Entries from a dataset

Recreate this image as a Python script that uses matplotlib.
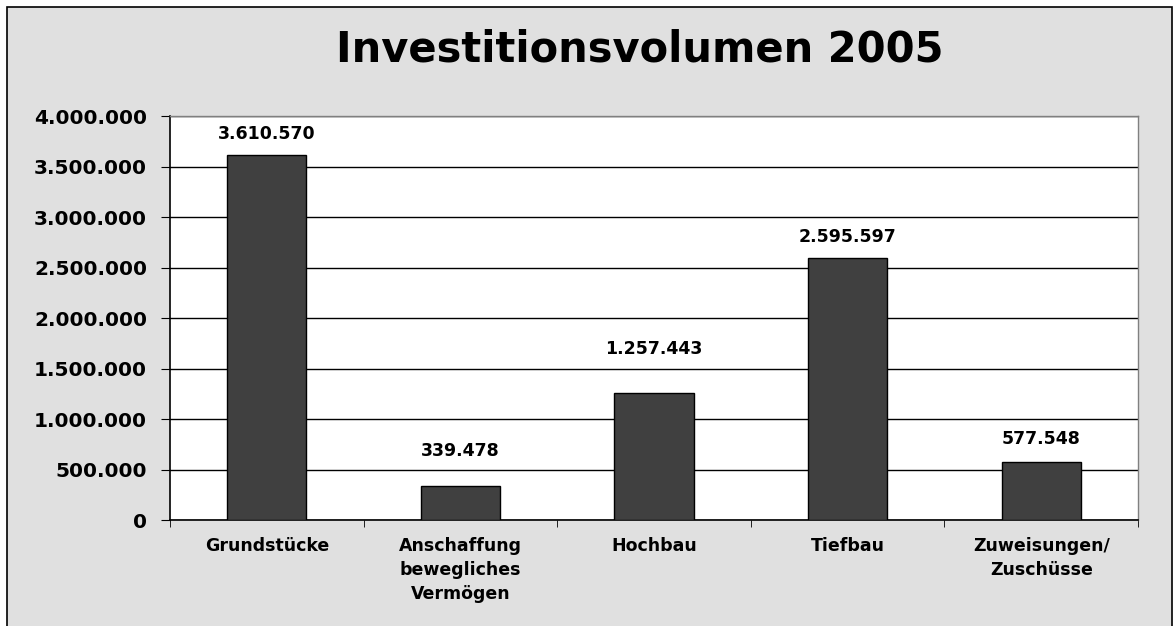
import matplotlib
matplotlib.use("Agg")
import matplotlib.pyplot as plt
from matplotlib.patches import Rectangle
from matplotlib.ticker import FuncFormatter, FixedLocator, MultipleLocator

categories = ["Grundstücke", "Anschaffung\nbewegliches\nVermögen", "Hochbau", "Tiefbau", "Zuweisungen/\nZuschüsse"]
values = [3610570, 339478, 1257443, 2595597, 577548]
title = "Investitionsvolumen 2005"

# vertical offsets (points) of the value labels above the bars, as placed in the original
label_offsets = [15, 25, 32, 15, 16]

def de_fmt(v):
    return f"{int(round(v)):,}".replace(",", ".")

plt.rcParams['font.family'] = ['DejaVu Sans']

fig = plt.figure(figsize=(11.74, 6.26), dpi=100)
fig.patch.set_facecolor("white")
W, H = 1174, 626
bg = Rectangle((7 / W, -0.05), (1172 - 7) / W, (626 - 7) / H + 0.05,
               transform=fig.transFigure, facecolor="#e0e0e0",
               edgecolor="black", linewidth=1.2, zorder=-10)
fig.add_artist(bg)

ax = fig.add_axes([170 / W, 1 - 520 / H, (1138 - 170) / W, (520 - 116) / H])
ax.set_zorder(5)
ax.set_facecolor("white")
x = range(len(categories))
ax.bar(x, values, width=0.41, color="#404040", edgecolor="black", linewidth=1, zorder=3)
ax.set_xlim(-0.5, len(categories) - 0.5)
ax.set_ylim(0, 4000000)
ax.yaxis.set_major_locator(MultipleLocator(500000))
ax.yaxis.set_major_formatter(FuncFormatter(lambda v, p: de_fmt(v)))
ax.grid(axis="y", color="black", linewidth=1, zorder=1)
ax.set_axisbelow(True)
ax.set_xticks(list(x))
ax.set_xticklabels(categories, fontsize=12.5, fontweight="bold", linespacing=1.45)
ax.tick_params(axis="x", which="major", length=0, pad=12)
ax.xaxis.set_minor_locator(FixedLocator([i - 0.5 for i in range(len(categories) + 1)]))
ax.tick_params(axis="x", which="minor", length=5, direction="out", color="black")
ax.tick_params(axis="y", length=6.5, direction="out", pad=10, labelsize=14.5, color="black")
for lab in ax.get_yticklabels():
    lab.set_fontweight("bold")
for s in ["left", "bottom"]:
    ax.spines[s].set_color("black")
    ax.spines[s].set_linewidth(1.2)
for s in ["top", "right"]:
    ax.spines[s].set_color("#808080")
    ax.spines[s].set_linewidth(1)

for xi, v, off in zip(x, values, label_offsets):
    ax.annotate(de_fmt(v), (xi, v), xytext=(0, off), textcoords="offset points",
                ha="center", va="center", fontsize=12.5, fontweight="bold")

fig.text(640 / W, 1 - 50 / H, title, ha="center", va="center", fontsize=30, fontweight="bold")

fig.savefig("out.png", dpi=100, facecolor=fig.get_facecolor())
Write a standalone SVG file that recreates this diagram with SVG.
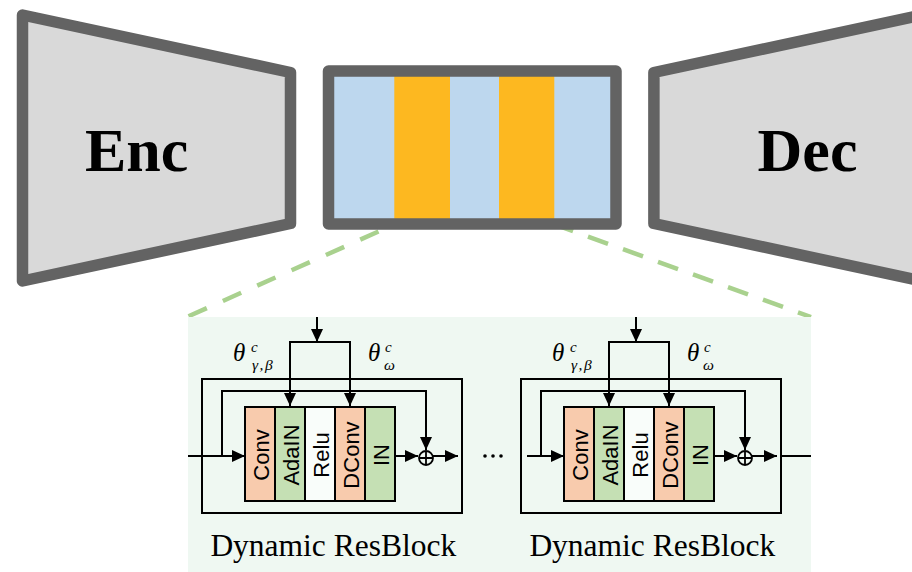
<svg xmlns="http://www.w3.org/2000/svg" width="912" height="572" viewBox="0 0 912 572">
  <defs>
    <style>
      .trap { fill: #d9d9d9; stroke: #636363; stroke-width: 11.5; stroke-linejoin: round; }
      .big { font-family: "Liberation Serif", "Times New Roman", serif; font-weight: bold; font-size: 62px; fill: #000; text-anchor: middle; }
      .dash { fill: none; stroke: #a9d18e; stroke-width: 4.5; }
      .box { fill: none; stroke: #000; stroke-width: 2; }
      .ln { fill: none; stroke: #000; stroke-width: 2; }
      .arr { fill: none; stroke: #000; stroke-width: 2; marker-end: url(#ah); }
      .salmon { fill: #f8cbad; }
      .green { fill: #c5e0b4; }
      .white { fill: #f9fdfa; }
      .lay { font-family: "Liberation Sans", Arial, sans-serif; font-size: 22px; fill: #000; text-anchor: middle; }
      .cap { font-family: "Liberation Serif", "Times New Roman", serif; font-size: 31.5px; fill: #000; text-anchor: middle; }
      .th { font-family: "Liberation Serif", "Times New Roman", serif; font-style: italic; font-size: 25px; fill: #000; }
      .sc { font-size: 15px; }
      .sub { font-size: 15.5px; letter-spacing: 1.5px; }
    </style>
    <marker id="ah" viewBox="0 0 13 12" refX="13" refY="6" markerWidth="13" markerHeight="12" markerUnits="userSpaceOnUse" orient="auto">
      <path d="M0 0 L13 6 L0 12 Z" fill="#000"/>
    </marker>
  </defs>

  <rect width="912" height="572" fill="#ffffff"/>

  <!-- zoom-in dashed guide lines -->
  <g id="guides">
    <path class="dash" d="M378.5 231.5 L188 316.5" stroke-dasharray="20 17.6"/>
    <path class="dash" d="M553 224 L811 317" stroke-dasharray="21.3 15.9"/>
  </g>

  <g id="enc">
    <polygon class="trap" points="22.5,15 290.5,72.5 290.5,223.5 22.5,281"/>
    <text class="big" x="136.7" y="170.7">Enc</text>
  </g>

  <g id="bottleneck">
    <rect x="328.5" y="71" width="287.5" height="153" fill="#bdd7ee"/>
    <rect x="394.3" y="71" width="55.7" height="153" fill="#fdb820"/>
    <rect x="499" y="71" width="55.3" height="153" fill="#fdb820"/>
    <rect x="328.5" y="71" width="287.5" height="153" fill="none" stroke="#636363" stroke-width="11.5" stroke-linejoin="round"/>
  </g>

  <g id="dec">
    <polygon class="trap" points="921.9,15 653.9,72.5 653.9,223.5 921.9,281"/>
    <text class="big" x="807.5" y="170.7">Dec</text>
  </g>

  <g id="panel">
    <rect x="188" y="317" width="623" height="255" fill="#eff8f2"/>
  </g>

  <g id="resblock1">
    <rect class="box" x="202" y="379" width="260" height="134"/>
    <g id="rb1-layers">
      <rect class="salmon" x="245" y="407" width="30" height="94"/>
      <rect class="green" x="275" y="407" width="30" height="94"/>
      <rect class="white" x="305" y="407" width="30" height="94"/>
      <rect class="salmon" x="335" y="407" width="30" height="94"/>
      <rect class="green" x="365" y="407" width="30" height="94"/>
      <path class="ln" d="M275 407 V501 M305 407 V501 M335 407 V501 M365 407 V501"/>
      <rect class="box" x="245" y="407" width="150" height="94"/>
      <text class="lay" transform="translate(268.5,455) rotate(-90)">Conv</text>
      <text class="lay" transform="translate(298.5,455) rotate(-90)">AdaIN</text>
      <text class="lay" transform="translate(328.5,455) rotate(-90)">Relu</text>
      <text class="lay" transform="translate(358.5,455) rotate(-90)">DConv</text>
      <text class="lay" transform="translate(388.5,455) rotate(-90)">IN</text>
    </g>
    <g id="rb1-sum">
      <circle cx="426" cy="458" r="7" fill="none" stroke="#000" stroke-width="1.8"/>
      <path d="M419 458 H433 M426 451 V465" stroke="#000" stroke-width="1.8"/>
    </g>
    <text class="th" x="233" y="361">θ<tspan class="sc" x="251" y="352">c</tspan><tspan class="sub" x="252" y="369.5">γ,β</tspan></text>
    <text class="th" x="368" y="361">θ<tspan class="sc" x="385" y="352">c</tspan><tspan class="sub" x="384" y="369.5">ω</tspan></text>
    <text class="cap" x="333.3" y="556">Dynamic ResBlock</text>
  </g>

  <g id="resblock2">
    <rect class="box" x="521" y="379" width="260" height="134"/>
    <g id="rb2-layers">
      <rect class="salmon" x="564" y="407" width="30" height="94"/>
      <rect class="green" x="594" y="407" width="30" height="94"/>
      <rect class="white" x="624" y="407" width="30" height="94"/>
      <rect class="salmon" x="654" y="407" width="30" height="94"/>
      <rect class="green" x="684" y="407" width="30" height="94"/>
      <path class="ln" d="M594 407 V501 M624 407 V501 M654 407 V501 M684 407 V501"/>
      <rect class="box" x="564" y="407" width="150" height="94"/>
      <text class="lay" transform="translate(587.5,455) rotate(-90)">Conv</text>
      <text class="lay" transform="translate(617.5,455) rotate(-90)">AdaIN</text>
      <text class="lay" transform="translate(647.5,455) rotate(-90)">Relu</text>
      <text class="lay" transform="translate(677.5,455) rotate(-90)">DConv</text>
      <text class="lay" transform="translate(707.5,455) rotate(-90)">IN</text>
    </g>
    <g id="rb2-sum">
      <circle cx="745" cy="458" r="7" fill="none" stroke="#000" stroke-width="1.8"/>
      <path d="M738 458 H752 M745 451 V465" stroke="#000" stroke-width="1.8"/>
    </g>
    <text class="th" x="552" y="361">θ<tspan class="sc" x="570" y="352">c</tspan><tspan class="sub" x="571" y="369.5">γ,β</tspan></text>
    <text class="th" x="687" y="361">θ<tspan class="sc" x="704" y="352">c</tspan><tspan class="sub" x="703" y="369.5">ω</tspan></text>
    <text class="cap" x="652.3" y="556">Dynamic ResBlock</text>
  </g>

  <g id="ellipsis">
    <circle cx="485" cy="456" r="1.8" fill="#000"/>
    <circle cx="493" cy="456" r="1.8" fill="#000"/>
    <circle cx="501" cy="456" r="1.8" fill="#000"/>
  </g>

  <g id="connectors">
    <!-- block 1 -->
    <path class="arr" d="M188 456 H245"/>
    <path class="arr" d="M222 456 V391 H426 V450"/>
    <path class="arr" d="M395 456 H418"/>
    <path class="arr" d="M433 456 H458"/>
    <path class="arr" d="M317 317 V342"/>
    <path class="arr" d="M317 342 H290 V406"/>
    <path class="arr" d="M317 342 H350 V406"/>
    <!-- block 2 -->
    <path class="arr" d="M527 456 H564"/>
    <path class="arr" d="M541 456 V391 H745 V450"/>
    <path class="arr" d="M714 456 H737"/>
    <path class="arr" d="M752 456 H777"/>
    <path class="ln" d="M781 456 H811"/>
    <path class="arr" d="M636 317 V342"/>
    <path class="arr" d="M636 342 H609 V406"/>
    <path class="arr" d="M636 342 H669 V406"/>
  </g>
</svg>
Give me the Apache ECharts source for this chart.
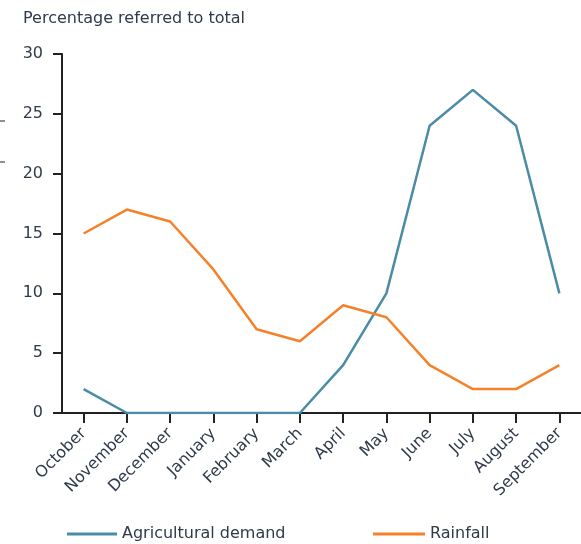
<!DOCTYPE html>
<html>
<head>
<meta charset="utf-8">
<script src="https://cdn.jsdelivr.net/npm/echarts@6/dist/echarts.min.js"></script>
<style>
html, body { margin: 0; padding: 0; background: #fff; }
#chart { width: 581px; height: 544px; }
</style>
</head>
<body>
<div id="chart"></div>
<script>
const months = ['October', 'November', 'December', 'January', 'February', 'March',
    'April', 'May', 'June', 'July', 'August', 'September']
const agricultural = [2, 0, 0, 0, 0, 0, 4, 10, 24, 27, 24, 10]
const rainfall = [15, 17, 16, 12, 7, 6, 9, 8, 4, 2, 2, 4]
const yTicks = [0, 5, 10, 15, 20, 25, 30]

const font = 'DejaVu Sans, Verdana, sans-serif'
const textColor = '#2f3a4a'
const legendText = { fontFamily: font, fontSize: 16, color: textColor }

let chart = echarts.init(document.getElementById('chart'))
let option = {
    animation: false,
    title: {
        text: 'Percentage referred to total',
        left: 18,
        top: 6,
        textStyle: { fontFamily: font, fontSize: 16, fontWeight: 'normal', color: textColor }
    },
    legend: [
        {
            top: 521,
            left: 62,
            itemWidth: 50,
            itemHeight: 3,
            itemGap: 0,
            icon: 'rect',
            textStyle: legendText,
            data: ['Agricultural demand']
        },
        {
            top: 521,
            left: 368,
            itemWidth: 52,
            itemHeight: 3,
            itemGap: 0,
            icon: 'rect',
            textStyle: legendText,
            data: ['Rainfall']
        }
    ],
    grid: { left: 62, right: -2, top: 54, bottom: 131 },
    xAxis: {
        type: 'category',
        data: months,
        boundaryGap: true,
        axisLine: { lineStyle: { color: '#222', width: 2 } },
        axisTick: { show: true, alignWithLabel: true, length: 10, lineStyle: { color: '#222', width: 2 } },
        axisLabel: { rotate: 45, interval: 0, fontFamily: font, fontSize: 16, color: textColor, margin: 18 }
    },
    yAxis: {
        type: 'value',
        min: yTicks[0],
        max: yTicks[yTicks.length - 1],
        interval: 5,
        splitLine: { show: false },
        axisLine: { show: true, lineStyle: { color: '#222', width: 2 } },
        axisTick: { show: true, length: 9, lineStyle: { color: '#222', width: 2 } },
        axisLabel: { fontFamily: font, fontSize: 16, color: textColor, margin: 19 }
    },
    series: [
        {
            name: 'Agricultural demand',
            type: 'line',
            data: agricultural,
            symbol: 'none',
            color: '#4a8ca6',
            lineStyle: { width: 2.5, color: '#4a8ca6' }
        },
        {
            name: 'Rainfall',
            type: 'line',
            data: rainfall,
            symbol: 'none',
            color: '#f5822a',
            lineStyle: { width: 2.5, color: '#f5822a' }
        }
    ],
    graphic: [
        { type: 'line', shape: { x1: 0, y1: 121, x2: 5, y2: 121 }, style: { stroke: '#222', lineWidth: 1 } },
        { type: 'line', shape: { x1: 0, y1: 162, x2: 5, y2: 162 }, style: { stroke: '#222', lineWidth: 1 } }
    ]
}
chart.setOption(option)
</script>
</body>
</html>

### Problem requirements:
From the top of the listing above, repeat each line exactly until you reach the line containing "fig.add_artist(bg)", and repeat that one too. Leave the pictures out.

### Result for this exercise:
Recreate this image as a Python script that uses matplotlib.
import matplotlib
matplotlib.use("Agg")
import matplotlib.pyplot as plt
from matplotlib.patches import Rectangle
from matplotlib.ticker import FuncFormatter, FixedLocator, MultipleLocator

categories = ["Grundstücke", "Anschaffung\nbewegliches\nVermögen", "Hochbau", "Tiefbau", "Zuweisungen/\nZuschüsse"]
values = [3610570, 339478, 1257443, 2595597, 577548]
title = "Investitionsvolumen 2005"

# vertical offsets (points) of the value labels above the bars, as placed in the original
label_offsets = [15, 25, 32, 15, 16]

def de_fmt(v):
    return f"{int(round(v)):,}".replace(",", ".")

plt.rcParams['font.family'] = ['DejaVu Sans']

fig = plt.figure(figsize=(11.74, 6.26), dpi=100)
fig.patch.set_facecolor("white")
W, H = 1174, 626
bg = Rectangle((7 / W, -0.05), (1172 - 7) / W, (626 - 7) / H + 0.05,
               transform=fig.transFigure, facecolor="#e0e0e0",
               edgecolor="black", linewidth=1.2, zorder=-10)
fig.add_artist(bg)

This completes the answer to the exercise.